Teddy Bridgewater was, no doubt, one of the best football players ever at the University of Louisville. Not only were his performances a thing of beauty, the intangibles he brought to the college game made him even more valuable. He out worked everyone, focused on the tiny details, taught his teammates, stayed humble, and exuded nothing but class while maintaining a belly full of fire and fierce competitive spirit. More importantly, as a player, he demanded perfection from himself. These are rare traits to find in young men, especially in the media-hyped-look-at-me world we live in.
How do the Cardinals replace that? From the individual player taking that initiative, that’s too rare a trait to replicate consistently. Enter Bobby Petrino. A self-admitted football junkie, master of details, and one who not only expects perfection but demands it. While all coaches claim this to a degree, he and his staff have exhibited this during his 9 previous years as a head coach.
During the past two seasons, the QB Rating at U of L averaged 163.08. Petrino’s teams over his nine years as head coach averaged 150.61. Keep in mind the average pass efficiency rating since 2003 is 128.0. The difference between the Bridgewater era and moving forward successfully will be the balance of the offense and how the coaches instill that work ethic and attention to detail into the players.

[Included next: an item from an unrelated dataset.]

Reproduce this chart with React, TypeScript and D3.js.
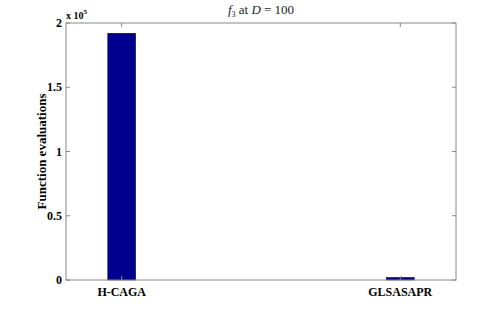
import { useEffect, useRef } from 'react';
import * as d3 from 'd3';

const categories = ['H-CAGA', 'GLSASAPR'];
const evaluations = [192000, 2000];
const yTicks = [0, 0.5, 1, 1.5, 2];

const App = () => {
  const svgRef = useRef<SVGSVGElement>(null);

  useEffect(() => {
    const svg = d3.select(svgRef.current);
    svg.selectAll('*').remove();

    const left = 66, right = 456, top = 23, bottom = 280;
    const x = d3.scaleLinear().domain([0.8, 2.2]).range([left, right]);
    const y = d3.scaleLinear().domain([0, 200000]).range([bottom, top]);
    const barW = x(1.05) - x(0.95);

    svg.append('rect').attr('width', 499).attr('height', 315).attr('fill', '#fff');

    svg.selectAll('.bar')
      .data(evaluations)
      .join('rect')
      .attr('class', 'bar')
      .attr('x', (d, i) => x(i + 1) - barW / 2)
      .attr('y', d => y(d))
      .attr('width', barW)
      .attr('height', d => bottom - y(d))
      .attr('fill', '#00008f')
      .attr('stroke', '#000')
      .attr('stroke-width', 0.5);

    // box
    svg.append('rect')
      .attr('x', left).attr('y', top)
      .attr('width', right - left).attr('height', bottom - top)
      .attr('fill', 'none').attr('stroke', '#888').attr('stroke-width', 1);

    const g = svg.append('g').attr('font-family', '"Liberation Serif", "DejaVu Serif", serif');

    // y ticks
    yTicks.forEach(t => {
      const yy = y(t * 100000);
      g.append('line').attr('x1', left).attr('x2', left + 4).attr('y1', yy).attr('y2', yy).attr('stroke', '#888');
      g.append('line').attr('x1', right).attr('x2', right - 4).attr('y1', yy).attr('y2', yy).attr('stroke', '#888');
      g.append('text')
        .attr('x', left - 4).attr('y', yy + 4)
        .attr('text-anchor', 'end')
        .attr('font-size', 12).attr('font-weight', 'bold')
        .text(String(t));
    });

    // x ticks and labels
    categories.forEach((c, i) => {
      const xx = x(i + 1);
      g.append('line').attr('x1', xx).attr('x2', xx).attr('y1', bottom).attr('y2', bottom - 4).attr('stroke', '#888');
      g.append('line').attr('x1', xx).attr('x2', xx).attr('y1', top).attr('y2', top + 4).attr('stroke', '#888');
      g.append('text')
        .attr('x', xx).attr('y', bottom + 16)
        .attr('text-anchor', 'middle')
        .attr('font-size', 12).attr('font-weight', 'bold')
        .text(c);
    });

    // exponent
    const ex = g.append('text').attr('x', left).attr('y', 19).attr('font-size', 10).attr('font-weight', 'bold');
    ex.append('tspan').text('x 10');
    ex.append('tspan').attr('dy', -5).attr('font-size', 7).text('5');

    // y label
    g.append('text')
      .attr('transform', `translate(46,${(top + bottom) / 2}) rotate(-90)`)
      .attr('text-anchor', 'middle')
      .attr('font-size', 13).attr('font-weight', 'bold')
      .text('Function evaluations');

    // title
    const title = g.append('text')
      .attr('x', (left + right) / 2).attr('y', 14)
      .attr('text-anchor', 'middle')
      .attr('font-size', 13).attr('fill', '#222');
    title.append('tspan').attr('font-style', 'italic').text('f');
    title.append('tspan').attr('dy', 3).attr('font-size', 8).text('3');
    title.append('tspan').attr('dy', -3).text(' at ');
    title.append('tspan').attr('font-style', 'italic').text('D');
    title.append('tspan').text(' = 100');
  }, []);

  return (
    <svg ref={svgRef} width={499} height={315} style={{ position: 'absolute', left: 0, top: 0 }} />
  );
};

export default App;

While Petrino is “hyped” for a high octane passing attack, he runs the ball equally as much. In fact, in his 9 years his running plays are 50.6% of the total offensive plays. Interestingly, at Louisville, Petrino ran the ball on 55% of the plays. While during TB’s last two years the run to pass percentage was nearly 50/50, it produced only 31.3% of the total offense versus nearly 43% of the Petrino offenses at Louisville. Listen to the interviews about his philosophy….every time he says
“…..we’re going to run the football…..”.
It is clear he practices what he preaches. Including his lean first year at Arkansas, Petrino has run for an average of 174 yards per game and his teams carried an average of 4.7 yards per run attempt (212.7 and 5.1 at Louisville). The last two years, TB could only rely on less than 135 yards per game and a 3.8 per attempt average on the ground. Part of this was the coaching philosophy of ball control, but the pressure put on the QB position required the caliber of a Teddy Ballgame to execute effectively.
If Bobby Ball can be executed as history dictates, the pressure will be considerably less on the QBs and this under-the-radar team will be on everyone’s big game list sooner than later.